Overcoming Adversity at UGAHacks

Not every hackathon has a rosy liftoff story. UGAHacks organizer Danny Lee was frank with us about the challenges he and his team faced in getting UGAHacks 2018 off the ground, contending with overflowing toilets and organizer shakeup. But with a little restructuring, a new influx of organizer labor and passion, and a lot of hard work, the third annual UGAHacks came together in a big way.

Over a 36-hour weekend between February 9th and 11th, 100 hackers buckled down at Thinc Studios in Athens, GA. They enjoyed video game competitions, social mixers, and a little late-night karaoke. They learned from workshops about everything from cybersecurity to machine learning, as well as getting a peek into real life tech applications at big companies like Home Depot.

The prize-winning projects at UGAHacks 2018 suggest that perhaps the spirit of overcoming adversity seeped into the hacks themselves. For example, Communal Kitchen won Best Design for their app, which leverages self-sufficient Raspberry Pi-powered kiosks to help businesses and private citizens deliver food to the homeless.

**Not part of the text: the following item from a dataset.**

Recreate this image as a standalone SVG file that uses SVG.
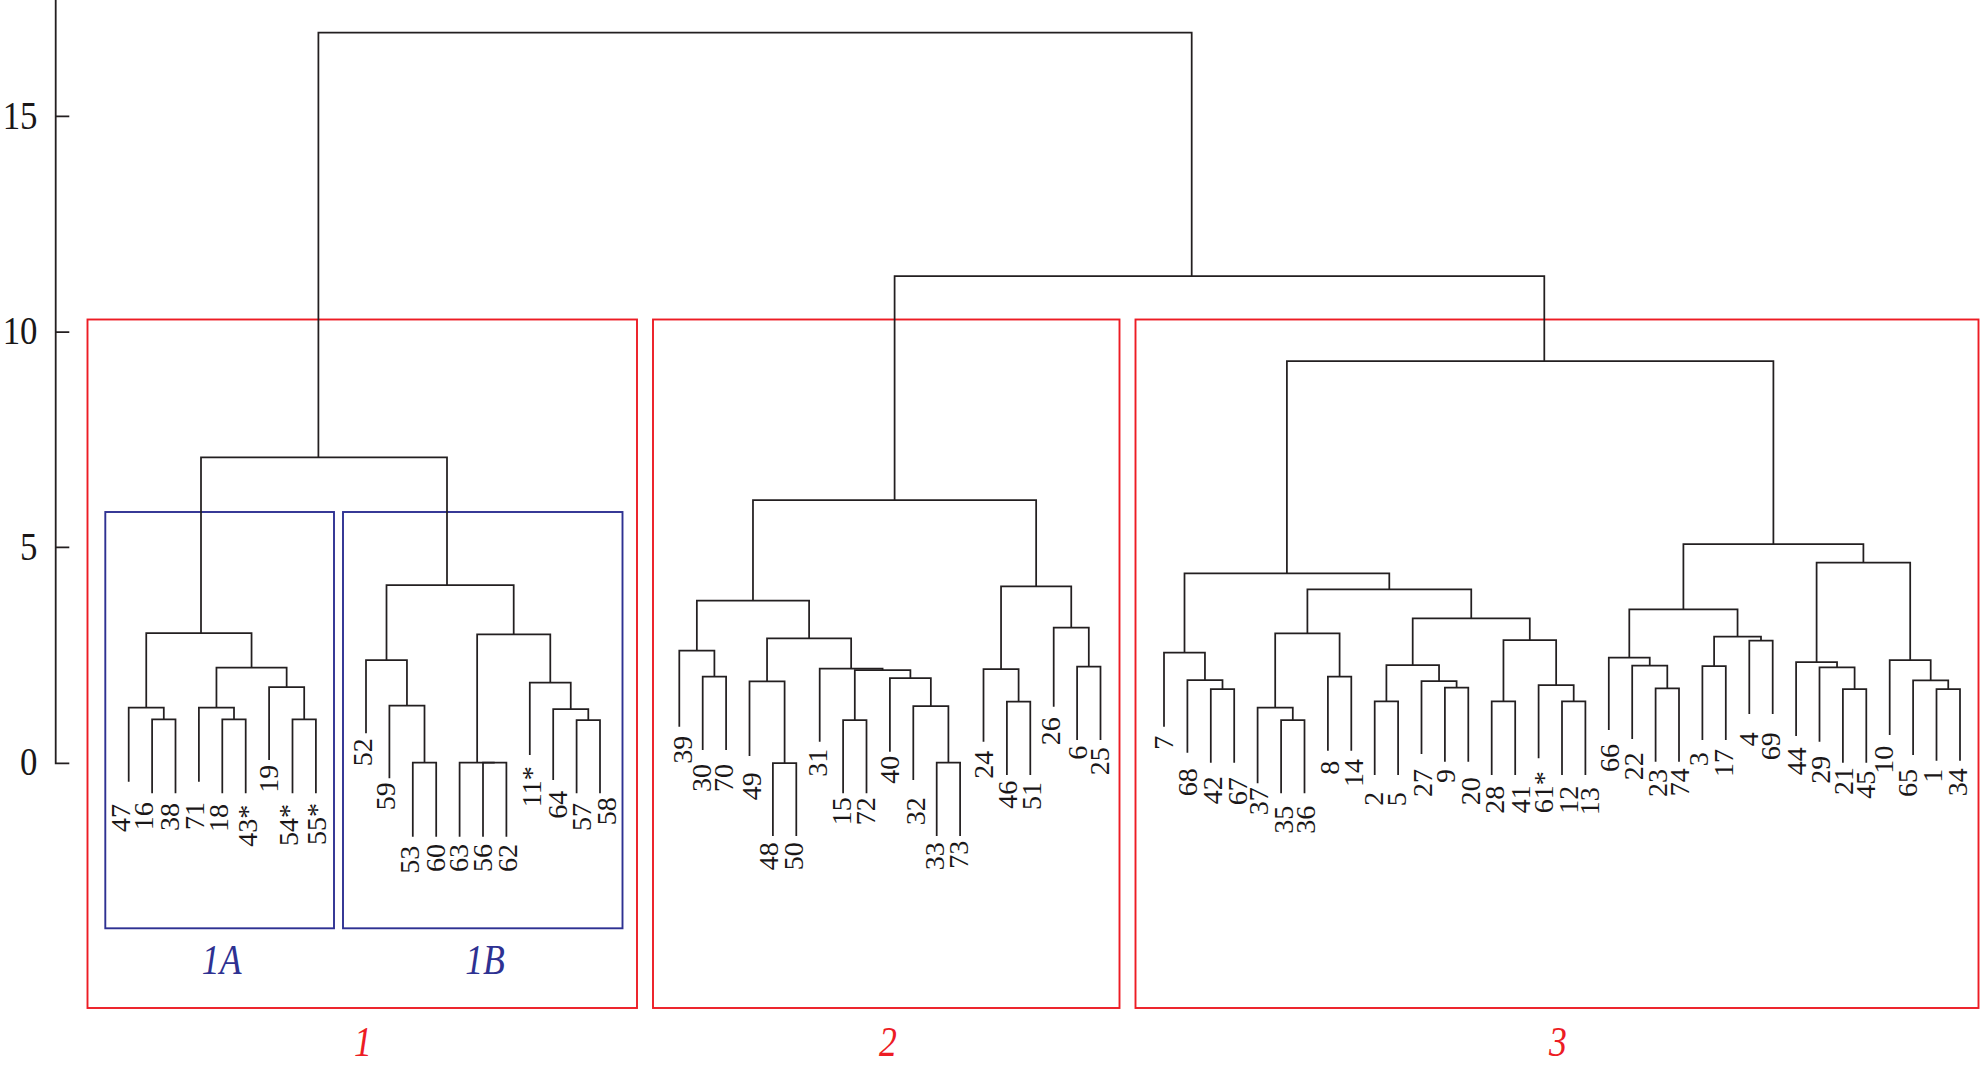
<svg xmlns="http://www.w3.org/2000/svg" width="1981" height="1069" viewBox="0 0 1981 1069">
<style>
.ln{fill:none;stroke:#231f20;stroke-width:1.75;stroke-linejoin:miter}
.ax{fill:none;stroke:#231f20;stroke-width:1.8}
.lb{font-family:"Liberation Serif","Times New Roman",serif;font-size:28px;fill:#1a1718;text-anchor:end}
.at{font-family:"Liberation Serif","Times New Roman",serif;font-size:41px;fill:#1a1718;text-anchor:end}
.rbox{fill:none;stroke:#ed1c24;stroke-width:1.9}
.bbox{fill:none;stroke:#2e3192;stroke-width:1.9}
.rt{font-family:"Liberation Serif","Times New Roman",serif;font-style:italic;font-size:42px;fill:#ed1c24;text-anchor:middle}
.bt{font-family:"Liberation Serif","Times New Roman",serif;font-style:italic;font-size:42px;fill:#2e3192;text-anchor:middle}
</style>
<rect x="0" y="0" width="1981" height="1069" fill="#ffffff"/>
<g id="axis">
<path class="ax" d="M55.7 0 V763.3 H69.3 M55.7 547.4 H69.3 M55.7 332.1 H69.3 M55.7 116.3 H69.3"/>
<text class="at" transform="translate(37.5,128.5) scale(0.85,1)">15</text>
<text class="at" transform="translate(37.5,344.3) scale(0.85,1)">10</text>
<text class="at" transform="translate(37.5,559.8) scale(0.85,1)">5</text>
<text class="at" transform="translate(37.5,775) scale(0.85,1)">0</text>
</g>
<g id="cluster-1"><rect class="rbox" x="87.5" y="319.5" width="549.5" height="688.5"/><text class="rt" transform="translate(363,1056) scale(0.85,1)">1</text></g>
<g id="cluster-2"><rect class="rbox" x="653" y="319.5" width="466.5" height="688.5"/><text class="rt" transform="translate(888,1056) scale(0.85,1)">2</text></g>
<g id="cluster-3"><rect class="rbox" x="1135.5" y="319.5" width="843" height="688.5"/><text class="rt" transform="translate(1558,1056) scale(0.85,1)">3</text></g>
<g id="cluster-1A"><rect class="bbox" x="105.3" y="512" width="228.7" height="416.3"/><text class="bt" transform="translate(221.6,974) scale(0.85,1)">1A</text></g>
<g id="cluster-1B"><rect class="bbox" x="343" y="512" width="279.5" height="416.3"/><text class="bt" transform="translate(485,974) scale(0.85,1)">1B</text></g>
<g id="connectors">
<path class="ln" d="M152.1 793.3 V719.3 H175.5 V793.3"/>
<path class="ln" d="M128.7 781.7 V707.7 H163.8 V719.3"/>
<path class="ln" d="M222.3 793.3 V719.3 H245.7 V793.3"/>
<path class="ln" d="M198.9 781.7 V707.7 H234 V719.3"/>
<path class="ln" d="M292.5 793.3 V719.3 H315.9 V793.3"/>
<path class="ln" d="M269.1 760 V687 H304.2 V719.3"/>
<path class="ln" d="M216.45 707.7 V667.7 H286.65 V687"/>
<path class="ln" d="M146.25 707.7 V633 H251.55 V667.7"/>
<path class="ln" d="M412.8 836.7 V762.7 H436.2 V836.7"/>
<path class="ln" d="M389.4 778.3 V705.7 H424.5 V762.7"/>
<path class="ln" d="M366 733.3 V660 H406.95 V705.7"/>
<path class="ln" d="M483 836.7 V762.7 H506.4 V836.7"/>
<path class="ln" d="M459.6 836.7 V762.7 H494.7"/>
<path class="ln" d="M576.6 793.3 V720 H600 V793.3"/>
<path class="ln" d="M553.2 780 V709 H588.3 V720"/>
<path class="ln" d="M529.8 755 V682.7 H570.75 V709"/>
<path class="ln" d="M477.15 762.7 V634.3 H550.3 V682.7"/>
<path class="ln" d="M386.5 660 V585 H513.7 V634.3"/>
<path class="ln" d="M201 633 V457.4 H447 V585"/>
<path class="ln" d="M318.4 457.4 V32.7 H1191.7 V276"/>
<path class="ln" d="M702.7 750 V676.7 H726.1 V750"/>
<path class="ln" d="M679.3 726.7 V650.7 H714.4 V676.7"/>
<path class="ln" d="M772.9 836 V763 H796.3 V836"/>
<path class="ln" d="M749.5 756 V681.3 H784.6 V763"/>
<path class="ln" d="M843.1 793.3 V720 H866.5 V793.3"/>
<path class="ln" d="M936.7 836 V762.7 H960.1 V836"/>
<path class="ln" d="M913.3 780 V706 H948.4 V762.7"/>
<path class="ln" d="M889.9 751.7 V678 H930.85 V706"/>
<path class="ln" d="M854.8 720 V670 H910.4 V678"/>
<path class="ln" d="M819.7 741.7 V668.7 H882.6 V670"/>
<path class="ln" d="M767.05 681.3 V638.3 H851.15 V668.7"/>
<path class="ln" d="M696.85 650.7 V600.7 H809.1 V638.3"/>
<path class="ln" d="M1006.9 775 V701.7 H1030.3 V775"/>
<path class="ln" d="M983.5 741.7 V669 H1018.6 V701.7"/>
<path class="ln" d="M1077.1 740 V666.7 H1100.5 V740"/>
<path class="ln" d="M1053.7 706.7 V627.7 H1088.8 V666.7"/>
<path class="ln" d="M1001.05 669 V586.3 H1071.25 V627.7"/>
<path class="ln" d="M752.98 600.7 V500 H1036.15 V586.3"/>
<path class="ln" d="M894.6 500 V276 H1544.3 V361"/>
<path class="ln" d="M1210.8 762.7 V689 H1234.2 V762.7"/>
<path class="ln" d="M1187.4 752.7 V680 H1222.5 V689"/>
<path class="ln" d="M1164 726.7 V652.7 H1204.95 V680"/>
<path class="ln" d="M1281.1 793.3 V720 H1304.5 V793.3"/>
<path class="ln" d="M1257.6 783.3 V707.7 H1292.8 V720"/>
<path class="ln" d="M1327.9 750.7 V676.7 H1351.3 V750.7"/>
<path class="ln" d="M1275.2 707.7 V633.3 H1339.6 V676.7"/>
<path class="ln" d="M1374.7 775 V701.3 H1398.1 V775"/>
<path class="ln" d="M1444.9 761.7 V687.7 H1468.3 V761.7"/>
<path class="ln" d="M1421.5 754 V681 H1456.6 V687.7"/>
<path class="ln" d="M1386.4 701.3 V665 H1439.05 V681"/>
<path class="ln" d="M1491.7 775 V701.3 H1515.2 V775"/>
<path class="ln" d="M1562 775 V701.3 H1585.4 V775"/>
<path class="ln" d="M1538.6 758.3 V685 H1573.7 V701.3"/>
<path class="ln" d="M1503.45 701.3 V640 H1556.15 V685"/>
<path class="ln" d="M1412.7 665 V618.3 H1529.8 V640"/>
<path class="ln" d="M1307.4 633.3 V589.3 H1471.25 V618.3"/>
<path class="ln" d="M1184.5 652.7 V573.3 H1389.3 V589.3"/>
<path class="ln" d="M1655.6 761.7 V688.3 H1679 V761.7"/>
<path class="ln" d="M1632.2 739 V665.7 H1667.3 V688.3"/>
<path class="ln" d="M1608.8 730 V657.7 H1649.75 V665.7"/>
<path class="ln" d="M1702.4 740 V666 H1725.8 V740"/>
<path class="ln" d="M1749.3 714 V640.7 H1772.7 V714"/>
<path class="ln" d="M1714.1 666 V636.7 H1761 V640.7"/>
<path class="ln" d="M1629.3 657.7 V609.3 H1737.55 V636.7"/>
<path class="ln" d="M1842.9 762.7 V689 H1866.3 V762.7"/>
<path class="ln" d="M1819.5 741.7 V667.3 H1854.6 V689"/>
<path class="ln" d="M1796.1 736 V662 H1837.05 V667.3"/>
<path class="ln" d="M1936.5 760.7 V689 H1960 V760.7"/>
<path class="ln" d="M1913.1 755 V680.3 H1948.25 V689"/>
<path class="ln" d="M1889.7 735 V660 H1930.7 V680.3"/>
<path class="ln" d="M1816.6 662 V562.7 H1910.2 V660"/>
<path class="ln" d="M1683.4 609.3 V544 H1863.4 V562.7"/>
<path class="ln" d="M1286.9 573.3 V361 H1773.4 V544"/>
</g>
<g id="leaves">
<g id="leaf-47"><text class="lb" transform="translate(130,804) rotate(-90)">47</text></g>
<g id="leaf-16"><text class="lb" transform="translate(153.3,802.3) rotate(-90)">16</text></g>
<g id="leaf-38"><text class="lb" transform="translate(179.3,803) rotate(-90)">38</text></g>
<g id="leaf-71"><text class="lb" transform="translate(204,802) rotate(-90)">71</text></g>
<g id="leaf-18"><text class="lb" transform="translate(228.3,804) rotate(-90)">18</text></g>
<g id="leaf-43"><text class="lb" transform="translate(256.7,804.7) rotate(-90)">43*</text></g>
<g id="leaf-19"><text class="lb" transform="translate(278.3,764.7) rotate(-90)">19</text></g>
<g id="leaf-54"><text class="lb" transform="translate(298.3,804) rotate(-90)">54*</text></g>
<g id="leaf-55"><text class="lb" transform="translate(326,803) rotate(-90)">55*</text></g>
<g id="leaf-52"><text class="lb" transform="translate(371.7,738.3) rotate(-90)">52</text></g>
<g id="leaf-59"><text class="lb" transform="translate(395,782.3) rotate(-90)">59</text></g>
<g id="leaf-53"><text class="lb" transform="translate(419.3,845.7) rotate(-90)">53</text></g>
<g id="leaf-60"><text class="lb" transform="translate(445,844) rotate(-90)">60</text></g>
<g id="leaf-63"><text class="lb" transform="translate(468.3,844) rotate(-90)">63</text></g>
<g id="leaf-56"><text class="lb" transform="translate(492.3,844) rotate(-90)">56</text></g>
<g id="leaf-62"><text class="lb" transform="translate(517.3,844) rotate(-90)">62</text></g>
<g id="leaf-11"><text class="lb" transform="translate(540.7,766.3) rotate(-90)">11*</text></g>
<g id="leaf-64"><text class="lb" transform="translate(566.7,790.7) rotate(-90)">64</text></g>
<g id="leaf-57"><text class="lb" transform="translate(590.7,803) rotate(-90)">57</text></g>
<g id="leaf-58"><text class="lb" transform="translate(616,797.3) rotate(-90)">58</text></g>
<g id="leaf-39"><text class="lb" transform="translate(691.7,735.7) rotate(-90)">39</text></g>
<g id="leaf-30"><text class="lb" transform="translate(710.7,764) rotate(-90)">30</text></g>
<g id="leaf-70"><text class="lb" transform="translate(733.3,764) rotate(-90)">70</text></g>
<g id="leaf-49"><text class="lb" transform="translate(760.7,772.3) rotate(-90)">49</text></g>
<g id="leaf-48"><text class="lb" transform="translate(778.3,842.3) rotate(-90)">48</text></g>
<g id="leaf-50"><text class="lb" transform="translate(803.3,842.3) rotate(-90)">50</text></g>
<g id="leaf-31"><text class="lb" transform="translate(826.7,748.7) rotate(-90)">31</text></g>
<g id="leaf-15"><text class="lb" transform="translate(850.7,797.3) rotate(-90)">15</text></g>
<g id="leaf-72"><text class="lb" transform="translate(875,797.3) rotate(-90)">72</text></g>
<g id="leaf-40"><text class="lb" transform="translate(899.3,755.7) rotate(-90)">40</text></g>
<g id="leaf-32"><text class="lb" transform="translate(925,797.3) rotate(-90)">32</text></g>
<g id="leaf-33"><text class="lb" transform="translate(944,842.3) rotate(-90)">33</text></g>
<g id="leaf-73"><text class="lb" transform="translate(968.3,840.7) rotate(-90)">73</text></g>
<g id="leaf-24"><text class="lb" transform="translate(992.7,750.7) rotate(-90)">24</text></g>
<g id="leaf-46"><text class="lb" transform="translate(1016.7,780.7) rotate(-90)">46</text></g>
<g id="leaf-51"><text class="lb" transform="translate(1040.7,782) rotate(-90)">51</text></g>
<g id="leaf-26"><text class="lb" transform="translate(1060,717.3) rotate(-90)">26</text></g>
<g id="leaf-6"><text class="lb" transform="translate(1086.7,745.7) rotate(-90)">6</text></g>
<g id="leaf-25"><text class="lb" transform="translate(1109.3,747.3) rotate(-90)">25</text></g>
<g id="leaf-7"><text class="lb" transform="translate(1172.7,735.7) rotate(-90)">7</text></g>
<g id="leaf-68"><text class="lb" transform="translate(1196.7,768.3) rotate(-90)">68</text></g>
<g id="leaf-42"><text class="lb" transform="translate(1221.7,776.3) rotate(-90)">42</text></g>
<g id="leaf-67"><text class="lb" transform="translate(1246.7,777.3) rotate(-90)">67</text></g>
<g id="leaf-37"><text class="lb" transform="translate(1268.3,787.3) rotate(-90)">37</text></g>
<g id="leaf-35"><text class="lb" transform="translate(1292.7,805.7) rotate(-90)">35</text></g>
<g id="leaf-36"><text class="lb" transform="translate(1315,805.7) rotate(-90)">36</text></g>
<g id="leaf-8"><text class="lb" transform="translate(1339.3,760.7) rotate(-90)">8</text></g>
<g id="leaf-14"><text class="lb" transform="translate(1362.7,759) rotate(-90)">14</text></g>
<g id="leaf-2"><text class="lb" transform="translate(1383.3,791.7) rotate(-90)">2</text></g>
<g id="leaf-5"><text class="lb" transform="translate(1406,792.3) rotate(-90)">5</text></g>
<g id="leaf-27"><text class="lb" transform="translate(1431.7,769) rotate(-90)">27</text></g>
<g id="leaf-9"><text class="lb" transform="translate(1455,769) rotate(-90)">9</text></g>
<g id="leaf-20"><text class="lb" transform="translate(1480,777.3) rotate(-90)">20</text></g>
<g id="leaf-28"><text class="lb" transform="translate(1504,785.7) rotate(-90)">28</text></g>
<g id="leaf-41"><text class="lb" transform="translate(1530,785.3) rotate(-90)">41</text></g>
<g id="leaf-61"><text class="lb" transform="translate(1553.3,771.3) rotate(-90)">61*</text></g>
<g id="leaf-12"><text class="lb" transform="translate(1578.3,785.7) rotate(-90)">12</text></g>
<g id="leaf-13"><text class="lb" transform="translate(1599.3,787.3) rotate(-90)">13</text></g>
<g id="leaf-66"><text class="lb" transform="translate(1619.3,744) rotate(-90)">66</text></g>
<g id="leaf-22"><text class="lb" transform="translate(1642.7,752.3) rotate(-90)">22</text></g>
<g id="leaf-23"><text class="lb" transform="translate(1667.3,769) rotate(-90)">23</text></g>
<g id="leaf-74"><text class="lb" transform="translate(1689.3,768.3) rotate(-90)">74</text></g>
<g id="leaf-3"><text class="lb" transform="translate(1708.3,752.3) rotate(-90)">3</text></g>
<g id="leaf-17"><text class="lb" transform="translate(1733.3,749) rotate(-90)">17</text></g>
<g id="leaf-4"><text class="lb" transform="translate(1758.3,732.3) rotate(-90)">4</text></g>
<g id="leaf-69"><text class="lb" transform="translate(1780,732.3) rotate(-90)">69</text></g>
<g id="leaf-44"><text class="lb" transform="translate(1806,747.3) rotate(-90)">44</text></g>
<g id="leaf-29"><text class="lb" transform="translate(1830,755.7) rotate(-90)">29</text></g>
<g id="leaf-21"><text class="lb" transform="translate(1853.3,767) rotate(-90)">21</text></g>
<g id="leaf-45"><text class="lb" transform="translate(1875,770.7) rotate(-90)">45</text></g>
<g id="leaf-10"><text class="lb" transform="translate(1893.3,745.7) rotate(-90)">10</text></g>
<g id="leaf-65"><text class="lb" transform="translate(1916.7,769) rotate(-90)">65</text></g>
<g id="leaf-1"><text class="lb" transform="translate(1941.7,768.7) rotate(-90)">1</text></g>
<g id="leaf-34"><text class="lb" transform="translate(1966.7,768.3) rotate(-90)">34</text></g>
</g>
</svg>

Other projects also showed off the ingenuity of the UGA hacker community. There was the aptly-named rhymer, which suggests rhymes and counts syllables for the Vim text editor. And there was HexHunter, a game that interpreted the hackathon theme of “vision” by throwing the player a random hex code and giving them points for “capturing” that hex code IRL with a cell phone camera.

As UGAHacks says on their website: “It’s amazing what you can make with a team and a table.” 2018 was all about overcoming adversity and going “back to the basics” for UGAHacks, and we salute their hard work. We are excited to see where 2019 takes the reinvigorated UGAHacks!